____ Provided data

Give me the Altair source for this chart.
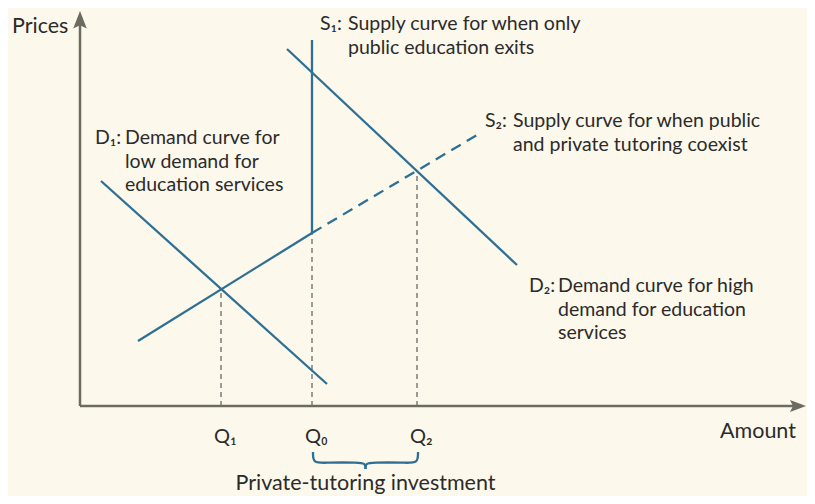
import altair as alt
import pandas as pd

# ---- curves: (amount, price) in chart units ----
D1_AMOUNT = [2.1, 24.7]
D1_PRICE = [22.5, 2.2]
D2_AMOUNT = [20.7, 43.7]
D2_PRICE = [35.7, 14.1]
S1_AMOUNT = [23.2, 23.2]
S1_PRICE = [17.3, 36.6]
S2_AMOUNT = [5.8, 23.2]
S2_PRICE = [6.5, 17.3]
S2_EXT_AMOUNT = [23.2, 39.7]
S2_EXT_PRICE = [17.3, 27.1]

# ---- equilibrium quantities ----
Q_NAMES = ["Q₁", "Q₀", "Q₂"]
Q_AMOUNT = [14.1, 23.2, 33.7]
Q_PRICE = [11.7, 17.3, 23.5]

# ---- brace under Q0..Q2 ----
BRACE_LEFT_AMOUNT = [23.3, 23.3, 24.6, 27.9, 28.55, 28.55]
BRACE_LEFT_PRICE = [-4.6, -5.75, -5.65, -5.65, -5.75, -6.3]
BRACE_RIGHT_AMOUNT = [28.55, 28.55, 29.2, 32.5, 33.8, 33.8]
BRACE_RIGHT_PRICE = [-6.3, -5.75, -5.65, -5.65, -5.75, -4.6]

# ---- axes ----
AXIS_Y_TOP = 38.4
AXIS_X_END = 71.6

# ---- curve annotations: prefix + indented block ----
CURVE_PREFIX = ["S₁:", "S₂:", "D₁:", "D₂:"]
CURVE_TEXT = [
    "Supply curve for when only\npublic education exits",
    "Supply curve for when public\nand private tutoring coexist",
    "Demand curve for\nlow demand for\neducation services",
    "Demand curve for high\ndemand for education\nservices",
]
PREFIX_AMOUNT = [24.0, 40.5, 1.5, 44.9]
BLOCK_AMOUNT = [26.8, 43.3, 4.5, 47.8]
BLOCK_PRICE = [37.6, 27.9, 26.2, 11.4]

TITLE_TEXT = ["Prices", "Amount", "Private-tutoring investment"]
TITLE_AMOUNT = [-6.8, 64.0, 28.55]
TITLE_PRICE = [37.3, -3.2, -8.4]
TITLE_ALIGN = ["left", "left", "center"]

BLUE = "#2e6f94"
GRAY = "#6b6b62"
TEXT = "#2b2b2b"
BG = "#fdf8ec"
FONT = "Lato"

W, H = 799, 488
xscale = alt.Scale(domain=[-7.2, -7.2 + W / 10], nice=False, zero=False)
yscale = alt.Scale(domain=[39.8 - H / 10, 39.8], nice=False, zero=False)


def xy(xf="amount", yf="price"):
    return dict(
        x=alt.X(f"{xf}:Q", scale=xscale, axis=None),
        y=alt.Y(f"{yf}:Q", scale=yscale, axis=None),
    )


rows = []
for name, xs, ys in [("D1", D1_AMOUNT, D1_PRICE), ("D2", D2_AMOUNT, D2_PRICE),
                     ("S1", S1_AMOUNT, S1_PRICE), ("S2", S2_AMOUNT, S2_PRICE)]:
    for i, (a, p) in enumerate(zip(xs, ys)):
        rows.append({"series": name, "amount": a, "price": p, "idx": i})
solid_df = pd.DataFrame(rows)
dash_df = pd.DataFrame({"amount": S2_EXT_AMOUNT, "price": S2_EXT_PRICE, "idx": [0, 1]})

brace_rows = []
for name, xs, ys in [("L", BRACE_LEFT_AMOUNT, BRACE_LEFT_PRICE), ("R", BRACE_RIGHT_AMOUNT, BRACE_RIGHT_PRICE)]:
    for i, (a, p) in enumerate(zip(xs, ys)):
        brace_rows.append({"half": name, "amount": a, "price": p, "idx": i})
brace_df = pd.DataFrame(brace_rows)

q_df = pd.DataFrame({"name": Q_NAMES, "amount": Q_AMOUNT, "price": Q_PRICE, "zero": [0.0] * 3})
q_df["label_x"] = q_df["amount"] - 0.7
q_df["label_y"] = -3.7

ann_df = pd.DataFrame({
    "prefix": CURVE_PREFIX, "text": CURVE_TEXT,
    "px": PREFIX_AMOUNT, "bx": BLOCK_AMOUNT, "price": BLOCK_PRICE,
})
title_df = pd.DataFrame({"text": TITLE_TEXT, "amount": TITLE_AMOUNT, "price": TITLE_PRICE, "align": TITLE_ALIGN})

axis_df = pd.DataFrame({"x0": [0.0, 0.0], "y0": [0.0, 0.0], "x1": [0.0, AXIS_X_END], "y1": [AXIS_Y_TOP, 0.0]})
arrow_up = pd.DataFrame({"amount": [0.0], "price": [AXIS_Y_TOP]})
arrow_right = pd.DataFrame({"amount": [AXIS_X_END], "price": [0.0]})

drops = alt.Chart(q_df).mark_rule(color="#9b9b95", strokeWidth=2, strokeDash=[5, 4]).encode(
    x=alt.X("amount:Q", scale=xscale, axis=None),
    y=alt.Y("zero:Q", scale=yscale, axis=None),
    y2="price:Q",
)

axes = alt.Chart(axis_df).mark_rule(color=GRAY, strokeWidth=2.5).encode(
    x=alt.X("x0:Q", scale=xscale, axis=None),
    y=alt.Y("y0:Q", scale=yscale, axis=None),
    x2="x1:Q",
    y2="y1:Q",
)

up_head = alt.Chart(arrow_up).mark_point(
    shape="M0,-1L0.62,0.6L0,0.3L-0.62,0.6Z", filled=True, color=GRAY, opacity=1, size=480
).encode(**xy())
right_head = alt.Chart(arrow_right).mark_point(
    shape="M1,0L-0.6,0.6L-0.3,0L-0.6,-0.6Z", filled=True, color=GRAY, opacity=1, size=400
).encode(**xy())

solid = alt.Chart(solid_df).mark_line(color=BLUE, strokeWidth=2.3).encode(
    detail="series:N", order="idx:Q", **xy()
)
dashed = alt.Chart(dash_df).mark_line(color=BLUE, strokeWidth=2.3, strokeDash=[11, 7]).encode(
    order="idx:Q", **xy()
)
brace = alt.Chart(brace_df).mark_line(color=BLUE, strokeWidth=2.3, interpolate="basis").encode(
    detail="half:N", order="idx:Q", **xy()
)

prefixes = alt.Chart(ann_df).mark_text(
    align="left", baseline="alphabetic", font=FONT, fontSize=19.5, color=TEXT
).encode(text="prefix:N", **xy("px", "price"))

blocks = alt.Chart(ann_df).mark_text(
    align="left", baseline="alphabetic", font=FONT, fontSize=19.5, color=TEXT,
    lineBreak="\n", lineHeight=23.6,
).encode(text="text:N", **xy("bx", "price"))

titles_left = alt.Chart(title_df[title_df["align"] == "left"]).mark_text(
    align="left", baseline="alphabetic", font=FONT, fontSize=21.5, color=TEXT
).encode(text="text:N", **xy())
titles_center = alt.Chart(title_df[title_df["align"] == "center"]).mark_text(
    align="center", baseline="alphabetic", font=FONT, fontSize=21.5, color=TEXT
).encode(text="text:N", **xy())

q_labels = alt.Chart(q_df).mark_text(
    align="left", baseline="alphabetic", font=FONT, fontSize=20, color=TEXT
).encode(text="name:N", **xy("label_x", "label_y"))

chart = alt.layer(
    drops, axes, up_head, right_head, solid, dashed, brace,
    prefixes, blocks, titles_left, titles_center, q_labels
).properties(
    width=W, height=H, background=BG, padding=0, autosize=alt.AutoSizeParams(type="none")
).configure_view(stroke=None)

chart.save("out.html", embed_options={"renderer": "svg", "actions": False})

________
____ Provided data

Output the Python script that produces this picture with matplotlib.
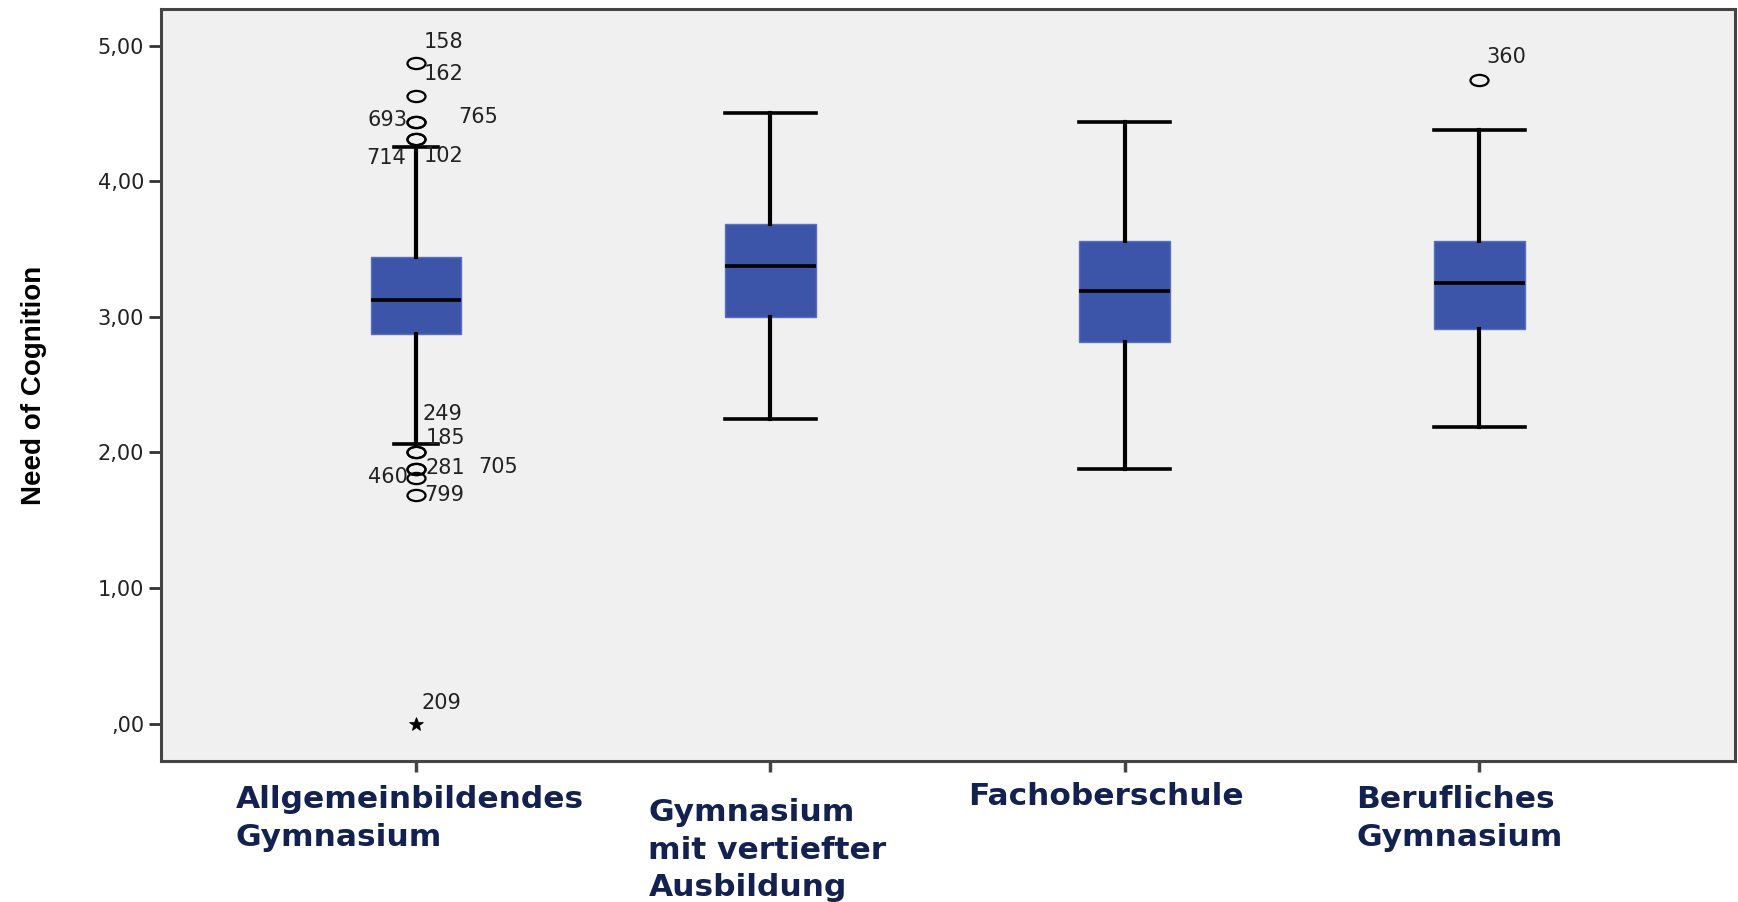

________
____ Provided data

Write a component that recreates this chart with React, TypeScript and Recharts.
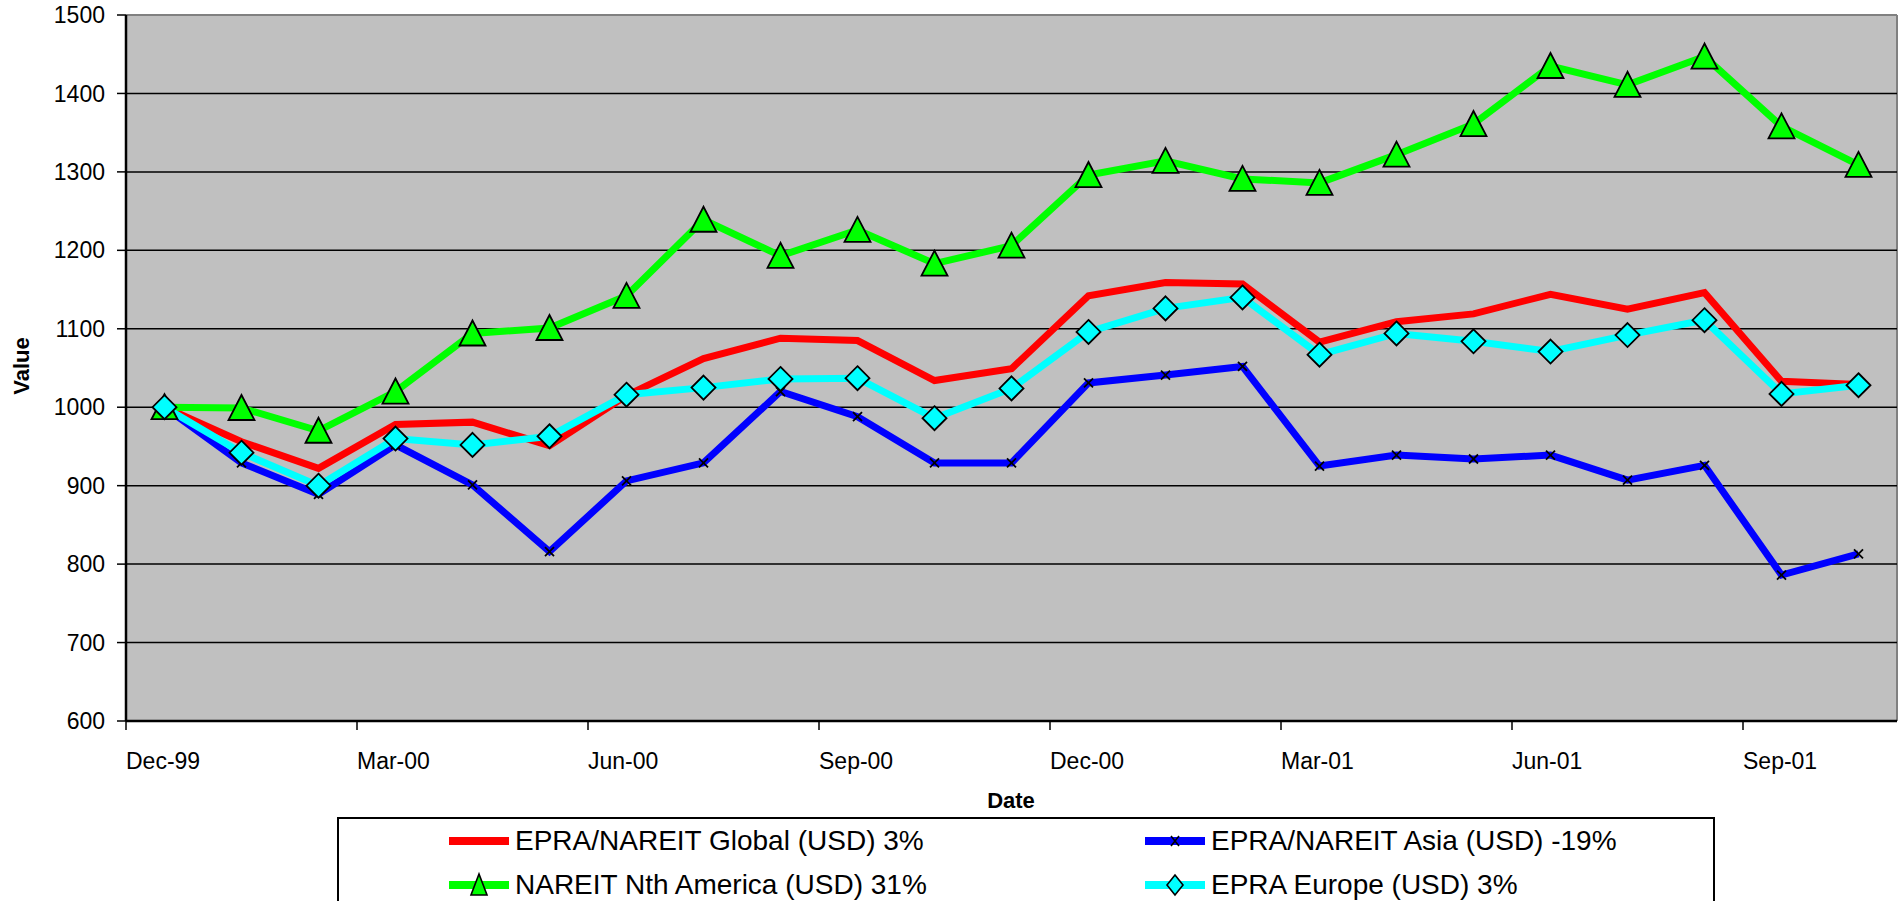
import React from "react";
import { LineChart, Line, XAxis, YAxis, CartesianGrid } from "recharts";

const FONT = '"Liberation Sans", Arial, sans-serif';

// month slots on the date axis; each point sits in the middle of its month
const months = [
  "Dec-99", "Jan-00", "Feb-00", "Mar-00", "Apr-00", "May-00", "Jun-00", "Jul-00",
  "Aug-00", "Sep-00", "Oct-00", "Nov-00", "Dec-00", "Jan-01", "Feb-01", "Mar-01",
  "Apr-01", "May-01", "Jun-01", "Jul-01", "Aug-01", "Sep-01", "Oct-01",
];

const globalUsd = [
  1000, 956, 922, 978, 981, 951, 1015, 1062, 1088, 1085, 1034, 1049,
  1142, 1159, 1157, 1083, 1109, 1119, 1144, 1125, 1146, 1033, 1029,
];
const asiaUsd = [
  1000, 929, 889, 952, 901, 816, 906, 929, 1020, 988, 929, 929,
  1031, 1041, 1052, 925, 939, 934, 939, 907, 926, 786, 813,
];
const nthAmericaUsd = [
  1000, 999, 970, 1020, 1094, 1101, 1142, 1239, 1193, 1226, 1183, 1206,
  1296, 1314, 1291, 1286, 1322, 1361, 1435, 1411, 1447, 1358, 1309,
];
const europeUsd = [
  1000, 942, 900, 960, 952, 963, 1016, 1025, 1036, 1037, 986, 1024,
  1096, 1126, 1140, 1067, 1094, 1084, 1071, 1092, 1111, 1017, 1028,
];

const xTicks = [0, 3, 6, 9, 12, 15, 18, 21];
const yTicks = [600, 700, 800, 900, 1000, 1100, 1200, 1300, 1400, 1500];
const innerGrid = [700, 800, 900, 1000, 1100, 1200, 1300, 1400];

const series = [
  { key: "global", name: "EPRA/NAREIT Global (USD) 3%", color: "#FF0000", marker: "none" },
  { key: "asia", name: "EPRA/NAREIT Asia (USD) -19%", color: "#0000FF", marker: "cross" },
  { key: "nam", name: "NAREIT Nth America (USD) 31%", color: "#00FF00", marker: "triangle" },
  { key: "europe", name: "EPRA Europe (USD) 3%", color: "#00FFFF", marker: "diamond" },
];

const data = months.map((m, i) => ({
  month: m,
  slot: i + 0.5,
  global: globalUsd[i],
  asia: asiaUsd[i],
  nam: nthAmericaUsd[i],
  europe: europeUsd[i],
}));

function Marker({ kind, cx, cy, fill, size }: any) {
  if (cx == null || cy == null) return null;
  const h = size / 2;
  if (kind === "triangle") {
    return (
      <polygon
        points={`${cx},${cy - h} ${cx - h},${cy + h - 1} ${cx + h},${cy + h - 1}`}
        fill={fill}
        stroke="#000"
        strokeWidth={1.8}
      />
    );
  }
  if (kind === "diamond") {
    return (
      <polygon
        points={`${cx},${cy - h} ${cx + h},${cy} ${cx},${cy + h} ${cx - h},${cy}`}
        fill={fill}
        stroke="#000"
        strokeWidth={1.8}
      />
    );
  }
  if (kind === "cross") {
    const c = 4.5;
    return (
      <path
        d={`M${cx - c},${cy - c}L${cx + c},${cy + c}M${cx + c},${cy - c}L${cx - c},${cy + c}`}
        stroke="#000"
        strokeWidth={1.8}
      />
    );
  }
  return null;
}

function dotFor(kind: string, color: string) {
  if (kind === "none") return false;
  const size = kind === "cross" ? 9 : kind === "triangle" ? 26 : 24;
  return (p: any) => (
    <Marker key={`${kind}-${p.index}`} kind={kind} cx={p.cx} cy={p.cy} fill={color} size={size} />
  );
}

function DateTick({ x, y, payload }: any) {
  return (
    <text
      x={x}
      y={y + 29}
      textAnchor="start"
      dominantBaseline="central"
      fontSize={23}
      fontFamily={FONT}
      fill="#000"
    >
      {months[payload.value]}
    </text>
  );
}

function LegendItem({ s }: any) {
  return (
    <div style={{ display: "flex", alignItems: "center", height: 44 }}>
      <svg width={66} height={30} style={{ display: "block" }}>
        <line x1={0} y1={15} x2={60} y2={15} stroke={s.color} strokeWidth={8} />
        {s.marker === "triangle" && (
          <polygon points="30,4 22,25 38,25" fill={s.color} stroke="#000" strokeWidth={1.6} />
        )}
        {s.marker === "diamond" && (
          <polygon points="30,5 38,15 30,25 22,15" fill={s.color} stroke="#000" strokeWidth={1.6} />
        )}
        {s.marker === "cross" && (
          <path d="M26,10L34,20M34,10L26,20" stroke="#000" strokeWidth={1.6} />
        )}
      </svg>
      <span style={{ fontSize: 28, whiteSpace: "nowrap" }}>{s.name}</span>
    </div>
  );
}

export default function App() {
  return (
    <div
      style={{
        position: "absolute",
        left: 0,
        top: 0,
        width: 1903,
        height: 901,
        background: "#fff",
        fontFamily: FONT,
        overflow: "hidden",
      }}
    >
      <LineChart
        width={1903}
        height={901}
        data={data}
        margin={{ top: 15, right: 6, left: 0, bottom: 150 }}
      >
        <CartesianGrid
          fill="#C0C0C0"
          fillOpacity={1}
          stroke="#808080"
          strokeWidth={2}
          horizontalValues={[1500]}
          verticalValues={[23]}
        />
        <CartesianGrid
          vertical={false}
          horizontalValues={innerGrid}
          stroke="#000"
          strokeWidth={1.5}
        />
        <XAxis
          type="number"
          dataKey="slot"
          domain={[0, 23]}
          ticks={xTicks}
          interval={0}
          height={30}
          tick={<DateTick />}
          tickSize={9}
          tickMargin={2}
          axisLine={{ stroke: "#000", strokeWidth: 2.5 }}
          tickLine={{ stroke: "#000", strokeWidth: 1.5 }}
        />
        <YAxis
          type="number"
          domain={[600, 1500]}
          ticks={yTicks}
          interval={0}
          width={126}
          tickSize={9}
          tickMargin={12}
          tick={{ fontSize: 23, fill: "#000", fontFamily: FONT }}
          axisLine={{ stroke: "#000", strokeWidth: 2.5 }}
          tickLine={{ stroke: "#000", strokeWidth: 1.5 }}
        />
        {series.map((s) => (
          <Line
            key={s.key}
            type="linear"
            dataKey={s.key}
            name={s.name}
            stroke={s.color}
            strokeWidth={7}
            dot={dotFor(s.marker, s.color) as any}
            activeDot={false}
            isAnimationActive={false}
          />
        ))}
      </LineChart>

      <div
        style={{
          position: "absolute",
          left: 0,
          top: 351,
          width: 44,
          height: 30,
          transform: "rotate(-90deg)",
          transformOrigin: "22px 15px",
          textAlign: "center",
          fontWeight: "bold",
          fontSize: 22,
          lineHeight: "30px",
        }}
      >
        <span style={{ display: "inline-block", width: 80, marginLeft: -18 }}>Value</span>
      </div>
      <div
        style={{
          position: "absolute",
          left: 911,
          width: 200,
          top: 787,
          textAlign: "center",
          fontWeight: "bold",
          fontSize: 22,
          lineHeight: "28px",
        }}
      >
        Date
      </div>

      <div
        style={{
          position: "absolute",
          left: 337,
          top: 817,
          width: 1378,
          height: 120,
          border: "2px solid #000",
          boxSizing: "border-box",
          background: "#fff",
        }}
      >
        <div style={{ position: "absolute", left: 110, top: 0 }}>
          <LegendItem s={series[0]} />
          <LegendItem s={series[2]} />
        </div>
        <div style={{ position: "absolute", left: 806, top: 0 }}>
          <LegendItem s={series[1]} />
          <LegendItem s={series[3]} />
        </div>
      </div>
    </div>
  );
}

________

:: Work instructions ::
Retype exactly the lines from the one with "Give me the Altair source for this chart." through the one with "BLOCK_PRICE = [37.6, 27.9, 26.2, 11.4]", both included, and nothing else; leave out the pictures.

:: Answer to this exercise ::
Give me the Altair source for this chart.
import altair as alt
import pandas as pd

# ---- curves: (amount, price) in chart units ----
D1_AMOUNT = [2.1, 24.7]
D1_PRICE = [22.5, 2.2]
D2_AMOUNT = [20.7, 43.7]
D2_PRICE = [35.7, 14.1]
S1_AMOUNT = [23.2, 23.2]
S1_PRICE = [17.3, 36.6]
S2_AMOUNT = [5.8, 23.2]
S2_PRICE = [6.5, 17.3]
S2_EXT_AMOUNT = [23.2, 39.7]
S2_EXT_PRICE = [17.3, 27.1]

# ---- equilibrium quantities ----
Q_NAMES = ["Q₁", "Q₀", "Q₂"]
Q_AMOUNT = [14.1, 23.2, 33.7]
Q_PRICE = [11.7, 17.3, 23.5]

# ---- brace under Q0..Q2 ----
BRACE_LEFT_AMOUNT = [23.3, 23.3, 24.6, 27.9, 28.55, 28.55]
BRACE_LEFT_PRICE = [-4.6, -5.75, -5.65, -5.65, -5.75, -6.3]
BRACE_RIGHT_AMOUNT = [28.55, 28.55, 29.2, 32.5, 33.8, 33.8]
BRACE_RIGHT_PRICE = [-6.3, -5.75, -5.65, -5.65, -5.75, -4.6]

# ---- axes ----
AXIS_Y_TOP = 38.4
AXIS_X_END = 71.6

# ---- curve annotations: prefix + indented block ----
CURVE_PREFIX = ["S₁:", "S₂:", "D₁:", "D₂:"]
CURVE_TEXT = [
    "Supply curve for when only\npublic education exits",
    "Supply curve for when public\nand private tutoring coexist",
    "Demand curve for\nlow demand for\neducation services",
    "Demand curve for high\ndemand for education\nservices",
]
PREFIX_AMOUNT = [24.0, 40.5, 1.5, 44.9]
BLOCK_AMOUNT = [26.8, 43.3, 4.5, 47.8]
BLOCK_PRICE = [37.6, 27.9, 26.2, 11.4]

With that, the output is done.